Iszenatorisch kann “Frankensteins Arm’y” jedoch nicht auf selbigem Niveau wie die Optik mitspielen. Die rund 80 Minuten geben zwar fast durchgehen Gas, doch schleichen sich immer wieder Längen ein. Zum Beispiel, wenn sich die Soldaten untereinander in die Haare kriegen oder mal wieder diskutiert wird, wer an all dem Schuld ist. Da einen die formlosen Charaktere nicht interessieren, schert es einen als Zuschauer auch nicht, was sie sagen. Es geht eh nur darum, welche gestörte Kreatur den nächsten Soldaten wie umbringt und als was er später wieder auftaucht. Auch ist die POV-Perspektive von Dimitris Kamera zwar eine nette Idee, doch wäre mehr als einmal eine ‘richtige’ Bildauflösung wünschenswert gewesen, da man oft den Überblick verliert und man die detailreichen Kreaturen der Hölle oft nur verhuscht wahrnimmt. Hier wäre mehr schlicht mehr gewesen.

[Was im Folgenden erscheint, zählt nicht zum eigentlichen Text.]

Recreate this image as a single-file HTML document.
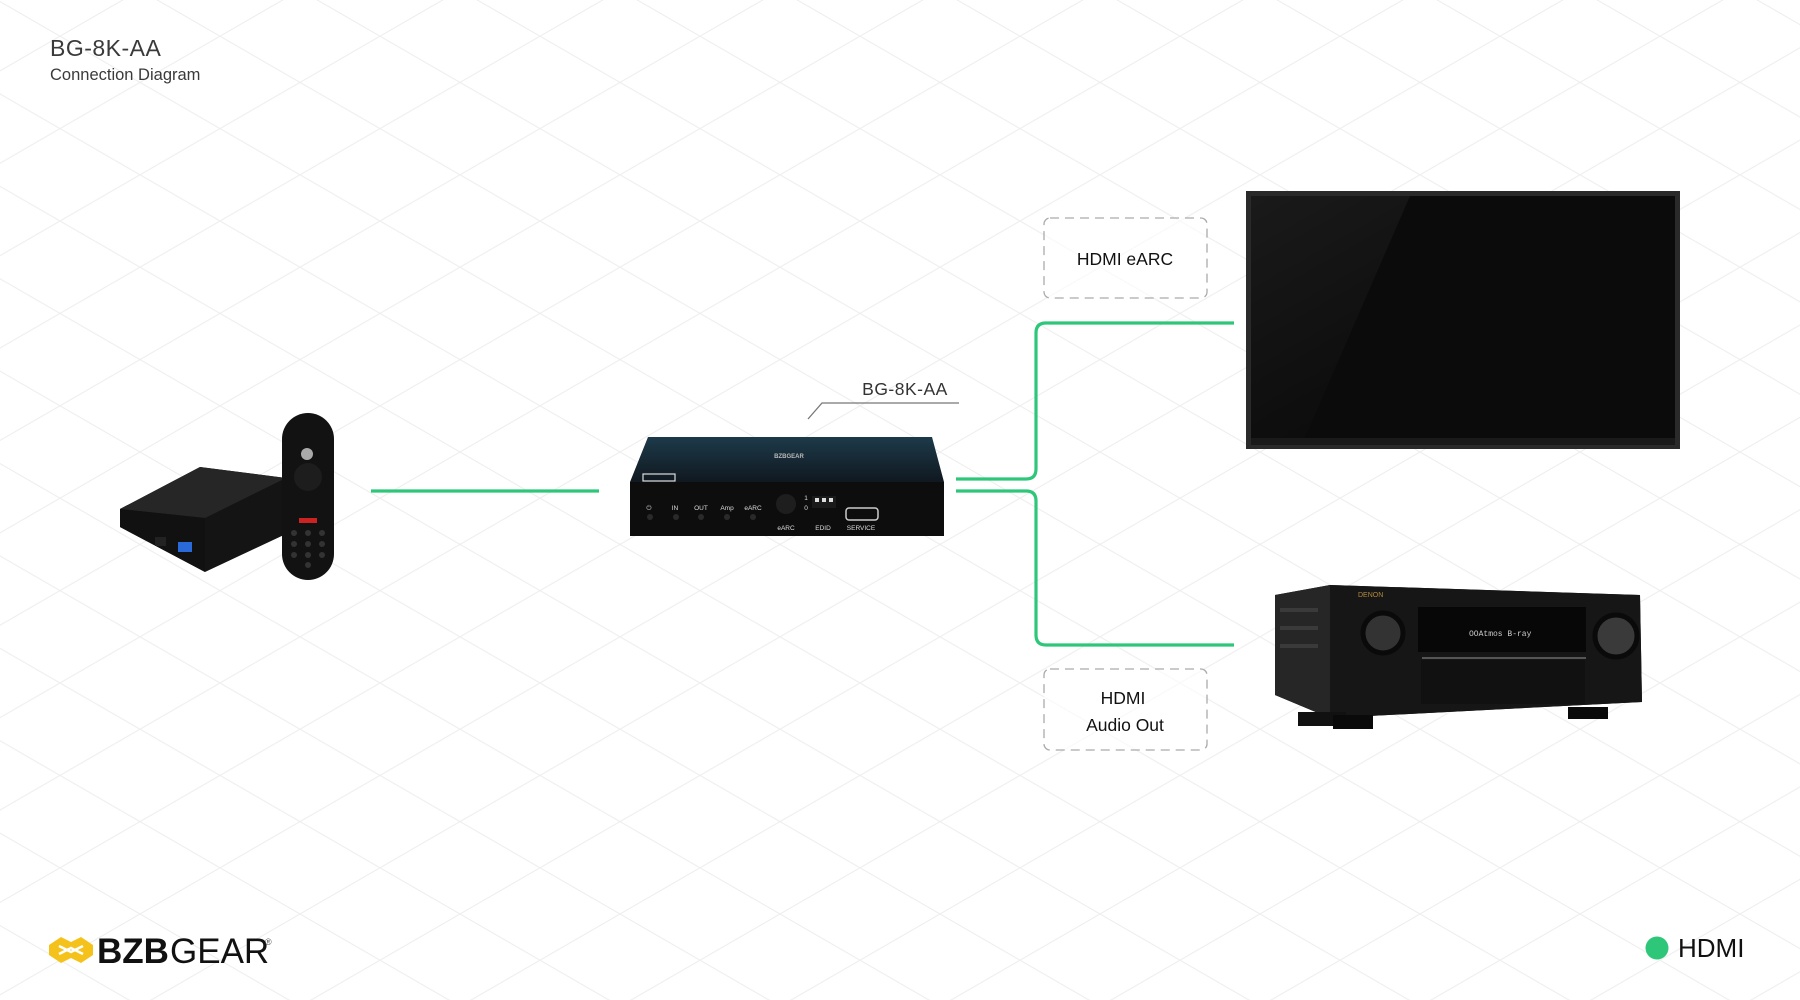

Aber seis drum, “Frankenstein’s Army” ist ein amtlicher Beitrag zum Bodyhorror-Genre und steht den Tetsuo-Filmen in nichts nach. Der Look ist toll, das Tempo stimmt vor allem in der zweiten Hälfte und der Gore Faktor ist immens hoch. Zudem bietet die DVD ein schönes 30 Minuten Making of mit allerlei Hintergrundinfos und den schicken Trailer. Der verstörende originale Teaser fehlt leider.
“Frankenstein’s Army” erscheint am 24. September 2013.